Delaware amended its appraisal statute in 2016 to allow companies to prepay appraisal claimants in order to stop interest from accruing, but there is no provision in the statute for a refund of those payments. As a result, it has been unclear whether companies could obtain a refund if the court determined that the deal price exceeded fair value.
Last week, in In re Appraisal of Panera Bread Company, (Del. Ch.; 1/20), the Chancery Court addressed this question for the first time. The fair value in that case was determined under the “deal price minus synergies” standard, and was substantially lower than the deal price. The company sought a refund of the difference between what it paid claimants based on the deal price & fair value, but Vice Chancellor Zurn concluded that since the statute did not expressly permit a refund, the company was out of luck. This excerpt summarizes her reasoning:
I conclude Section 262 does not explicitly provide for a refund, and that therefore I cannot order one.

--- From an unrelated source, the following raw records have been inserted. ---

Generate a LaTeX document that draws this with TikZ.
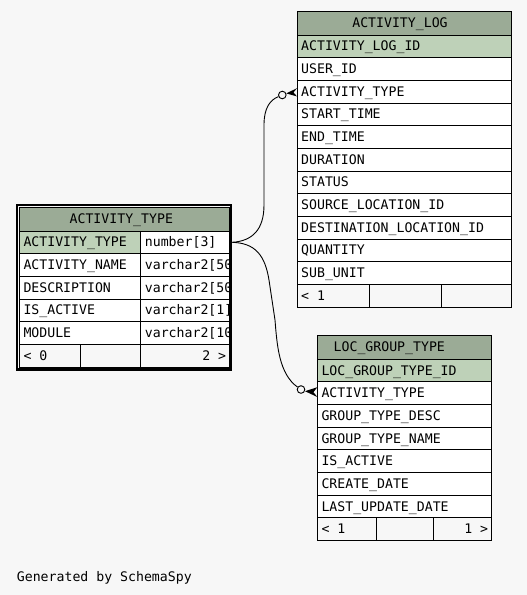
\documentclass[tikz,border=0pt]{standalone}
\usepackage{fontspec}
\setmonofont{DejaVu Sans Mono}
\definecolor{bg}{HTML}{F7F7F7}
\definecolor{hdr}{HTML}{9BAB96}
\definecolor{pk}{HTML}{BED1B8}
\tikzset{
 cell/.style={draw=black, line width=1pt, anchor=north west, inner sep=0, outer sep=0},
 txt/.style={anchor=base west, inner sep=0, font=\ttfamily\fontsize{13.2}{15}\selectfont},
 txtr/.style={txt, anchor=base east},
 ttl/.style={txt, anchor=base},
 rel/.style={draw=black, line width=0.9pt},
 opt/.style={circle, draw=black, line width=0.9pt, fill=bg, minimum size=7.6pt, inner sep=0},
}
\newcommand{\cellbox}[7]{%
  \node[cell, fill=#6, minimum width=#4pt, minimum height=#5pt] (#1) at (#2,#3) {};
  \node[txt] (#1-t) at ([xshift=4pt,yshift=-4.6pt]#1.west) {#7};}
\newcommand{\emptybox}[6]{%
  \node[cell, fill=#6, minimum width=#4pt, minimum height=#5pt] (#1) at (#2,#3) {};}
\begin{document}
\begin{tikzpicture}[x=1pt,y=-1pt]
\fill[bg] (0,0) rectangle (527,595);
\useasboundingbox (0,0) rectangle (527,595);

% ---------- ACTIVITY_LOG ----------
\emptybox{al-h}{297}{11}{214}{24}{hdr}
\node[ttl] (al-title) at ([xshift=-4pt,yshift=-4.6pt]al-h.center) {ACTIVITY\_LOG};
\cellbox{al-r0}{297}{35}{214}{22.67}{pk}{ACTIVITY\_LOG\_ID}
\foreach \t [count=\i] in {USER\_ID,ACTIVITY\_TYPE,START\_TIME,END\_TIME,DURATION,STATUS,SOURCE\_LOCATION\_ID,DESTINATION\_LOCATION\_ID,QUANTITY,SUB\_UNIT}{
  \cellbox{al-r\i}{297}{35+22.67*\i}{214}{22.67}{white}{\t}
}
\cellbox{al-f1}{297}{284.4}{72.7}{22.67}{bg}{< 1}
\emptybox{al-f2}{369.7}{284.4}{71.3}{22.67}{bg}
\emptybox{al-f3}{441}{284.4}{70}{22.67}{bg}

% ---------- ACTIVITY_TYPE ----------
\emptybox{at-h}{19.3}{207}{210}{24}{hdr}
\node[ttl] (at-title) at ([xshift=-3pt,yshift=-4.6pt]at-h.center) {ACTIVITY\_TYPE};
\cellbox{at-r0a}{19.3}{231}{121.4}{22.67}{pk}{ACTIVITY\_TYPE}
\cellbox{at-r0b}{140.7}{231}{88.6}{22.67}{white}{number[3]}
\foreach \a/\b [count=\i] in {ACTIVITY\_NAME/varchar2[50,DESCRIPTION/varchar2[50,IS\_ACTIVE/varchar2[1],MODULE/varchar2[10}{
  \cellbox{at-r\i a}{19.3}{231+22.67*\i}{121.4}{22.67}{white}{\a}
  \cellbox{at-r\i b}{140.7}{231+22.67*\i}{88.6}{22.67}{white}{\b}
}
\cellbox{at-f1}{19.3}{344.4}{61.4}{22.67}{bg}{< 0}
\emptybox{at-f2}{80.7}{344.4}{60}{22.67}{bg}
\emptybox{at-f3}{140.7}{344.4}{88.6}{22.67}{bg}
\node[txtr] (at-f3-t) at ([xshift=-3pt,yshift=-4.6pt]at-f3.east) {2 >};
\draw[line width=2.2pt] (17.0,205.3) rectangle (231.3,369.4);

% ---------- LOC_GROUP_TYPE ----------
\emptybox{lg-h}{317.3}{335.3}{174}{24}{hdr}
\node[ttl] (lg-title) at ([xshift=-15pt,yshift=-4.6pt]lg-h.center) {LOC\_GROUP\_TYPE};
\cellbox{lg-r0}{317.3}{359.3}{174}{22.67}{pk}{LOC\_GROUP\_TYPE\_ID}
\foreach \t [count=\i] in {ACTIVITY\_TYPE,GROUP\_TYPE\_DESC,GROUP\_TYPE\_NAME,IS\_ACTIVE,CREATE\_DATE,LAST\_UPDATE\_DATE}{
  \cellbox{lg-r\i}{317.3}{359.3+22.67*\i}{174}{22.67}{white}{\t}
}
\cellbox{lg-f1}{317.3}{517.6}{59}{22.67}{bg}{< 1}
\emptybox{lg-f2}{376.3}{517.6}{57}{22.67}{bg}
\emptybox{lg-f3}{433.3}{517.6}{58}{22.67}{bg}
\node[txtr] (lg-f3-t) at ([xshift=-3pt,yshift=-4.6pt]lg-f3.east) {1 >};

% ---------- relationships ----------
\node[opt] (c1) at (282.3,95) {};
\node[opt] (c2) at (301,389.5) {};
\draw[rel] ([xshift=3pt]at-r0b.east) .. controls (252,241) and (264,230) .. (264,205) -- (264,125) .. controls (264,108) and (270,100) .. (c1);
\draw[rel] ([xshift=3pt]at-r0b.east) .. controls (255,243) and (265,255) .. (269,280) -- (275,320) .. controls (277,345) and (279,374) .. (c2);
\fill (286.2,93.4) -- (al-r2.west |- 0,88.2) -- (293.5,92.4) -- (al-r2.west |- 0,96.4) -- cycle;
\fill (305.0,391.2) -- (lg-r1.west |- 0,387.2) -- (313.5,392.2) -- (lg-r1.west |- 0,397.0) -- cycle;

\node[txt] (gen) at (16.7,581.7) {Generated by SchemaSpy};
\end{tikzpicture}
\end{document}
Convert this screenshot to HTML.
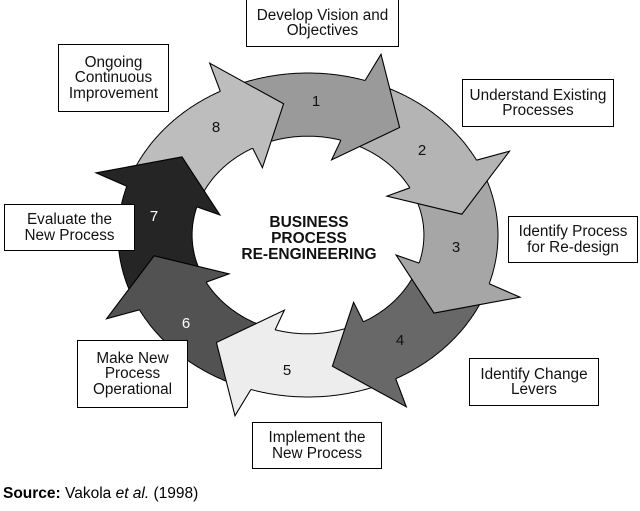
<!DOCTYPE html>
<html><head><meta charset="utf-8"><style>
html,body{margin:0;padding:0;background:#fff;}
body{width:640px;height:511px;position:relative;overflow:hidden;font-family:"Liberation Sans",sans-serif;}
.b{position:absolute;border:1px solid #000;background:#fff;font-size:15.3px;line-height:15.5px;text-align:center;display:flex;align-items:center;justify-content:center;box-sizing:border-box;color:#111;white-space:nowrap;}
#src{position:absolute;left:3px;top:485px;font-size:15.5px;}
</style></head><body>
<svg id="s" width="640" height="511" style="position:absolute;left:0;top:0"></svg>
<div class="b" style="left:246px;top:-1px;width:153px;height:48px">Develop Vision and<br>Objectives</div>
<div class="b" style="left:58px;top:44px;width:111px;height:68px">Ongoing<br>Continuous<br>Improvement</div>
<div class="b" style="left:462px;top:79px;width:152px;height:48px">Understand Existing<br>Processes</div>
<div class="b" style="left:508px;top:216px;width:130px;height:47px">Identify Process<br>for Re-design</div>
<div class="b" style="left:4px;top:204px;width:131px;height:47px">Evaluate the<br>New Process</div>
<div class="b" style="left:77px;top:340px;width:111px;height:68px">Make New<br>Process<br>Operational</div>
<div class="b" style="left:469px;top:358px;width:130px;height:48px">Identify Change<br>Levers</div>
<div class="b" style="left:252px;top:422px;width:130px;height:47px">Implement the<br>New Process</div>
<div id="src"><b>Source:</b> Vakola <i>et al.</i> (1998)</div>
<script>
var cx=308,cy=235,rx=190,ry=162,ri=0.61;
function P(t,r){var a=t*Math.PI/180;return [(cx+rx*r*Math.sin(a)).toFixed(1),(cy-ry*r*Math.cos(a)).toFixed(1)].join(',');}
var cols=['#9a9a9a','#b4b4b4','#a6a6a6','#686868','#ededed','#525252','#252525','#bdbdbd'];
var nums=[[316,101],[422,150],[456,247],[400,340],[287,370],[186,323],[154,216],[216,127]];
var s='',arcs='',heads='';
for(var k=0;k<8;k++){
 var h=18+45*k, st=h-45, en=h;
 var o=[],i=[];
 for(var t=st;t<=en;t+=0.5){o.push(P(t,1));i.push(P(t,ri));}
 s+='<polygon points="'+o.concat(i.slice().reverse()).join(' ')+'" fill="'+cols[k]+'"/>';
 arcs+='<polyline points="'+o.join(' ')+'" fill="none" stroke="#000" stroke-width="1"/>';
 arcs+='<polyline points="'+i.join(' ')+'" fill="none" stroke="#000" stroke-width="1"/>';
 var hp=[P(h-0.5,1),P(h+1,1.18),P(h+18,0.82),P(h-3,0.48),P(h-1.5,ri)];
 heads+='<polygon points="'+hp.join(' ')+'" fill="'+cols[k]+'" stroke="none"/>';
 heads+='<polyline points="'+hp.join(' ')+'" fill="none" stroke="#000" stroke-width="1.1" stroke-linejoin="miter"/>';
}
var tx='';
for(var k=0;k<8;k++){tx+='<text x="'+nums[k][0]+'" y="'+(nums[k][1]+5)+'" font-size="15" text-anchor="middle" fill="'+(k==5||k==6?'#fff':'#111')+'" font-family="Liberation Sans">'+(k+1)+'</text>';}
tx+='<g font-family="Liberation Sans" font-weight="bold" font-size="15.5" text-anchor="middle" fill="#111"><text x="309" y="227">BUSINESS</text><text x="309" y="243">PROCESS</text><text x="309" y="259">RE-ENGINEERING</text></g>';
document.getElementById('s').innerHTML=s+arcs+heads+tx;
</script>
</body></html>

I am not the first to conclude that the Court must stay within the bounds of Section 262’s plain language. In 1948, the Delaware Supreme Court concluded that because the operative version of Section 262 did not provide for interest, the judiciary could not award it. More recently, before the prepayment provision was enacted, Vice Chancellor Glasscock found he was unable to order prepayment. After those exercises in judicial restraint, amendments in the statute soon followed. I will not encroach on the General Assembly’s prerogative.
Since there’s no right to a refund, the alternative for companies that want to preserve their right to a refund is to negotiate for a “clawback” right with the petitioners. As this Skadden blog notes, while Section 262(h) doesn’t require such an arrangements, many petitioners are amenable to it in practice.